The legislation has a companion bill in the House called the SKILLS Visa Act.
‘Just another redistribution program’
Also testifying Wednesday was Harvard economist George Borjas. He said immigration has become “just another government redistribution program.”
“If we look at the impact of immigration over the last few decades in the U.S., one rough rule of thumb that comes out is that when you increase supply of workers in a particular group by around 10 percent, the wage of that group will go down by 3 percent, which is not a trivial number,” Borjas said.
“And that’s true whether we look at a particular city – for example, Miami after Mariel where the impact is actually greater – or just follow skill groups over the last 50 years, the fact is that the groups that receive the most immigrants will tend to do slightly worse off after that by about 3 percent for every 10 percent increase in supply. Now what that would imply in terms of the net gain, is that the net gain to the U.S. economy is only around $50 billion a year, and that is a number that comes straightforwardly out of the laws of supply and demand. And one of the lessons from that model that’s actually very difficult to manipulate the model in a way that would make that number much bigger. So, we have a fifty billion dollar gain on net that accrues to natives and a huge redistribution [of wealth] from the people who compete with immigrants to the people who use immigrants of around half a trillion dollars a year.”
Guest-worker bill unlikely to pass in election year
With all of the debate among presidential candidates about guest workers being used by Disney and others to replace Americans, the bills have stalled. But they are likely to come up again next year, after the election.

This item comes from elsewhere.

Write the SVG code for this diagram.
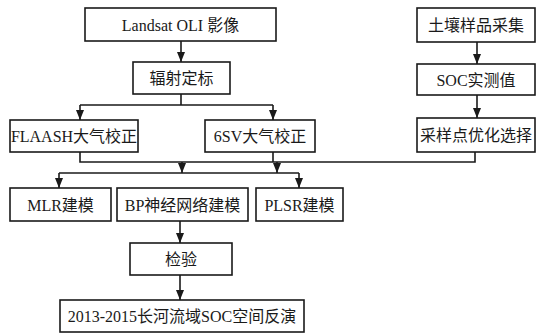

The visa, which is good for six years, has been used heavily not only by Disney. Southern California Edison, Cargill, Harley Davidson, Deloitte, Northeast Utilities and other corporate giants have used the H1-B to replace American tech workers with foreigners who will work for about one-third lower salaries.
Disney even forced its American IT workers to train their replacements or risk losing their severance packages.
The I-Squared bill has the backing of the U.S. Chamber of Commerce, the Business Software Alliance and heavyweight execs from Oracle, Microsoft, Apple, Yahoo and Google, among others.